● **RECORDS FOR THE TASK**:
+ + + + +

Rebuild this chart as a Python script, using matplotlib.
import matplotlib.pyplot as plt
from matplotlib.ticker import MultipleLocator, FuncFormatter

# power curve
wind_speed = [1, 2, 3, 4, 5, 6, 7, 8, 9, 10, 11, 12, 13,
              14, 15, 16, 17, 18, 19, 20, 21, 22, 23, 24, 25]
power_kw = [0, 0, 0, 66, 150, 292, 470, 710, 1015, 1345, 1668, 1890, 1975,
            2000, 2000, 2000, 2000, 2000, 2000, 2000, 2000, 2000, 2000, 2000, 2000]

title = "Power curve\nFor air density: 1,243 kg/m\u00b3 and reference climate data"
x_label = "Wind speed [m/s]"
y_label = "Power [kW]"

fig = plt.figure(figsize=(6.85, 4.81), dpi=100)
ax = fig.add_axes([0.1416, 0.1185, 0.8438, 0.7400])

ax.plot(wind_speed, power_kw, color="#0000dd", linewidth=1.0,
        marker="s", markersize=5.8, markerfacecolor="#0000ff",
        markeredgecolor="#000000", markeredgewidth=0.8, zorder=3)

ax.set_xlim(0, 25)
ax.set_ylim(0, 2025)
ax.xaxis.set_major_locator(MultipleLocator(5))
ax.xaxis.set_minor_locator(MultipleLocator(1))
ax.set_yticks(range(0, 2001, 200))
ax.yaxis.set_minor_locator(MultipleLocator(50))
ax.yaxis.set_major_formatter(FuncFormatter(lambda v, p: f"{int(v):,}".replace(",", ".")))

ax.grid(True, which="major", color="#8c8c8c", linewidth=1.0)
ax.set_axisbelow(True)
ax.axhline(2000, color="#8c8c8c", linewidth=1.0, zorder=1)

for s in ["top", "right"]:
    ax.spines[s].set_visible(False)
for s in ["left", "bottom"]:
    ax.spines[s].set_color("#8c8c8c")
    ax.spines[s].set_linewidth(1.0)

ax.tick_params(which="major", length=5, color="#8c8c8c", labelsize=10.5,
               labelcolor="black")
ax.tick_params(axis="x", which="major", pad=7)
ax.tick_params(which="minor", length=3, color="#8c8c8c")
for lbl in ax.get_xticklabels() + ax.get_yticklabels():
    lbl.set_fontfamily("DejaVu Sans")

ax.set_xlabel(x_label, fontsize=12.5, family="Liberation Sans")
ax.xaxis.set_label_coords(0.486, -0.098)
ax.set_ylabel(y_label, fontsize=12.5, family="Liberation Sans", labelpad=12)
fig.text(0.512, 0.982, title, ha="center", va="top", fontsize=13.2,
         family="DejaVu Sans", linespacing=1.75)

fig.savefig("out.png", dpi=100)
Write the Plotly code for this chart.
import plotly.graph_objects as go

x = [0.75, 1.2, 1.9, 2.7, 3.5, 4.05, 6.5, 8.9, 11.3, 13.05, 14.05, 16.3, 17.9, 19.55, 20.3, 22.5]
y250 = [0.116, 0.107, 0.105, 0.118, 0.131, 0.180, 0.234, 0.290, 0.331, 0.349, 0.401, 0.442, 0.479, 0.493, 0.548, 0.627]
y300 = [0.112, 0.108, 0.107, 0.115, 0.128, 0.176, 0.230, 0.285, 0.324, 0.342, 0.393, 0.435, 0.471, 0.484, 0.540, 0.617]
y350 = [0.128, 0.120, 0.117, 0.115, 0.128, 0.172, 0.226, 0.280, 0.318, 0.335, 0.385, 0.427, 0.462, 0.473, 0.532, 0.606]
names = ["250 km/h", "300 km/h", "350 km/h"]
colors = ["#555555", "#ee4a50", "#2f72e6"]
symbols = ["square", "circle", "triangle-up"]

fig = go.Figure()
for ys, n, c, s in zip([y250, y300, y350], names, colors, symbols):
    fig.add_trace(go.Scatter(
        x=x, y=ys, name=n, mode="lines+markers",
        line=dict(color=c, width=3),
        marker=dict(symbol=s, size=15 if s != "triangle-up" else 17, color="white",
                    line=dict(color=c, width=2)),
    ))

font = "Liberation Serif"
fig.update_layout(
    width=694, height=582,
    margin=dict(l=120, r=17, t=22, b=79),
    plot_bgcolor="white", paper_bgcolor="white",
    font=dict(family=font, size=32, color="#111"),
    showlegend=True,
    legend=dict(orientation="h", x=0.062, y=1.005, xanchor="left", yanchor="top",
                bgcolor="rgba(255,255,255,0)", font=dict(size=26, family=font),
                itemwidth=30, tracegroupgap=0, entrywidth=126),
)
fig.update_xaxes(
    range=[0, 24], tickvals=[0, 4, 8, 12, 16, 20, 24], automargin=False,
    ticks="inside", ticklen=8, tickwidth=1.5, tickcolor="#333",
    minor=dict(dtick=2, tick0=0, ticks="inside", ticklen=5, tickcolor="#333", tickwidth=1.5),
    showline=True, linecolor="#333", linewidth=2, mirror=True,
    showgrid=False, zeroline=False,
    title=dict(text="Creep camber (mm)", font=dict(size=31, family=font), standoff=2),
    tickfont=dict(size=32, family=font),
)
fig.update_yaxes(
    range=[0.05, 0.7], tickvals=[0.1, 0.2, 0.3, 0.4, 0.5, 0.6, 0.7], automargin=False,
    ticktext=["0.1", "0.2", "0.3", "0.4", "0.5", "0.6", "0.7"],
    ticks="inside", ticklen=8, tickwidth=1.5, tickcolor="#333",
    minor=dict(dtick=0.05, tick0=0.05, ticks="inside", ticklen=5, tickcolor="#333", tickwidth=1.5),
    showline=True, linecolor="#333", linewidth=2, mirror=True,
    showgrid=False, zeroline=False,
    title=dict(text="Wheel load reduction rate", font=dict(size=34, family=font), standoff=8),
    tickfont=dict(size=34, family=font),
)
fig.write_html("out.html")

+ + + + +

Using the data above, reproduce every line exactly.

● **IN RESPONSE**:
Rebuild this chart as a Python script, using matplotlib.
import matplotlib.pyplot as plt
from matplotlib.ticker import MultipleLocator, FuncFormatter

# power curve
wind_speed = [1, 2, 3, 4, 5, 6, 7, 8, 9, 10, 11, 12, 13,
              14, 15, 16, 17, 18, 19, 20, 21, 22, 23, 24, 25]
power_kw = [0, 0, 0, 66, 150, 292, 470, 710, 1015, 1345, 1668, 1890, 1975,
            2000, 2000, 2000, 2000, 2000, 2000, 2000, 2000, 2000, 2000, 2000, 2000]

title = "Power curve\nFor air density: 1,243 kg/m\u00b3 and reference climate data"
x_label = "Wind speed [m/s]"
y_label = "Power [kW]"

fig = plt.figure(figsize=(6.85, 4.81), dpi=100)
ax = fig.add_axes([0.1416, 0.1185, 0.8438, 0.7400])

ax.plot(wind_speed, power_kw, color="#0000dd", linewidth=1.0,
        marker="s", markersize=5.8, markerfacecolor="#0000ff",
        markeredgecolor="#000000", markeredgewidth=0.8, zorder=3)

ax.set_xlim(0, 25)
ax.set_ylim(0, 2025)
ax.xaxis.set_major_locator(MultipleLocator(5))
ax.xaxis.set_minor_locator(MultipleLocator(1))
ax.set_yticks(range(0, 2001, 200))
ax.yaxis.set_minor_locator(MultipleLocator(50))
ax.yaxis.set_major_formatter(FuncFormatter(lambda v, p: f"{int(v):,}".replace(",", ".")))

ax.grid(True, which="major", color="#8c8c8c", linewidth=1.0)
ax.set_axisbelow(True)
ax.axhline(2000, color="#8c8c8c", linewidth=1.0, zorder=1)

for s in ["top", "right"]:
    ax.spines[s].set_visible(False)
for s in ["left", "bottom"]:
    ax.spines[s].set_color("#8c8c8c")
    ax.spines[s].set_linewidth(1.0)

ax.tick_params(which="major", length=5, color="#8c8c8c", labelsize=10.5,
               labelcolor="black")
ax.tick_params(axis="x", which="major", pad=7)
ax.tick_params(which="minor", length=3, color="#8c8c8c")
for lbl in ax.get_xticklabels() + ax.get_yticklabels():
    lbl.set_fontfamily("DejaVu Sans")

ax.set_xlabel(x_label, fontsize=12.5, family="Liberation Sans")
ax.xaxis.set_label_coords(0.486, -0.098)
ax.set_ylabel(y_label, fontsize=12.5, family="Liberation Sans", labelpad=12)
fig.text(0.512, 0.982, title, ha="center", va="top", fontsize=13.2,
         family="DejaVu Sans", linespacing=1.75)

fig.savefig("out.png", dpi=100)
Write the Plotly code for this chart.
import plotly.graph_objects as go

x = [0.75, 1.2, 1.9, 2.7, 3.5, 4.05, 6.5, 8.9, 11.3, 13.05, 14.05, 16.3, 17.9, 19.55, 20.3, 22.5]
y250 = [0.116, 0.107, 0.105, 0.118, 0.131, 0.180, 0.234, 0.290, 0.331, 0.349, 0.401, 0.442, 0.479, 0.493, 0.548, 0.627]
y300 = [0.112, 0.108, 0.107, 0.115, 0.128, 0.176, 0.230, 0.285, 0.324, 0.342, 0.393, 0.435, 0.471, 0.484, 0.540, 0.617]
y350 = [0.128, 0.120, 0.117, 0.115, 0.128, 0.172, 0.226, 0.280, 0.318, 0.335, 0.385, 0.427, 0.462, 0.473, 0.532, 0.606]
names = ["250 km/h", "300 km/h", "350 km/h"]
colors = ["#555555", "#ee4a50", "#2f72e6"]
symbols = ["square", "circle", "triangle-up"]

fig = go.Figure()
for ys, n, c, s in zip([y250, y300, y350], names, colors, symbols):
    fig.add_trace(go.Scatter(
        x=x, y=ys, name=n, mode="lines+markers",
        line=dict(color=c, width=3),
        marker=dict(symbol=s, size=15 if s != "triangle-up" else 17, color="white",
                    line=dict(color=c, width=2)),
    ))

font = "Liberation Serif"
fig.update_layout(
    width=694, height=582,
    margin=dict(l=120, r=17, t=22, b=79),
    plot_bgcolor="white", paper_bgcolor="white",
    font=dict(family=font, size=32, color="#111"),
    showlegend=True,
    legend=dict(orientation="h", x=0.062, y=1.005, xanchor="left", yanchor="top",
                bgcolor="rgba(255,255,255,0)", font=dict(size=26, family=font),
                itemwidth=30, tracegroupgap=0, entrywidth=126),
)
fig.update_xaxes(
    range=[0, 24], tickvals=[0, 4, 8, 12, 16, 20, 24], automargin=False,
    ticks="inside", ticklen=8, tickwidth=1.5, tickcolor="#333",
    minor=dict(dtick=2, tick0=0, ticks="inside", ticklen=5, tickcolor="#333", tickwidth=1.5),
    showline=True, linecolor="#333", linewidth=2, mirror=True,
    showgrid=False, zeroline=False,
    title=dict(text="Creep camber (mm)", font=dict(size=31, family=font), standoff=2),
    tickfont=dict(size=32, family=font),
)
fig.update_yaxes(
    range=[0.05, 0.7], tickvals=[0.1, 0.2, 0.3, 0.4, 0.5, 0.6, 0.7], automargin=False,
    ticktext=["0.1", "0.2", "0.3", "0.4", "0.5", "0.6", "0.7"],
    ticks="inside", ticklen=8, tickwidth=1.5, tickcolor="#333",
    minor=dict(dtick=0.05, tick0=0.05, ticks="inside", ticklen=5, tickcolor="#333", tickwidth=1.5),
    showline=True, linecolor="#333", linewidth=2, mirror=True,
    showgrid=False, zeroline=False,
    title=dict(text="Wheel load reduction rate", font=dict(size=34, family=font), standoff=8),
    tickfont=dict(size=34, family=font),
)
fig.write_html("out.html")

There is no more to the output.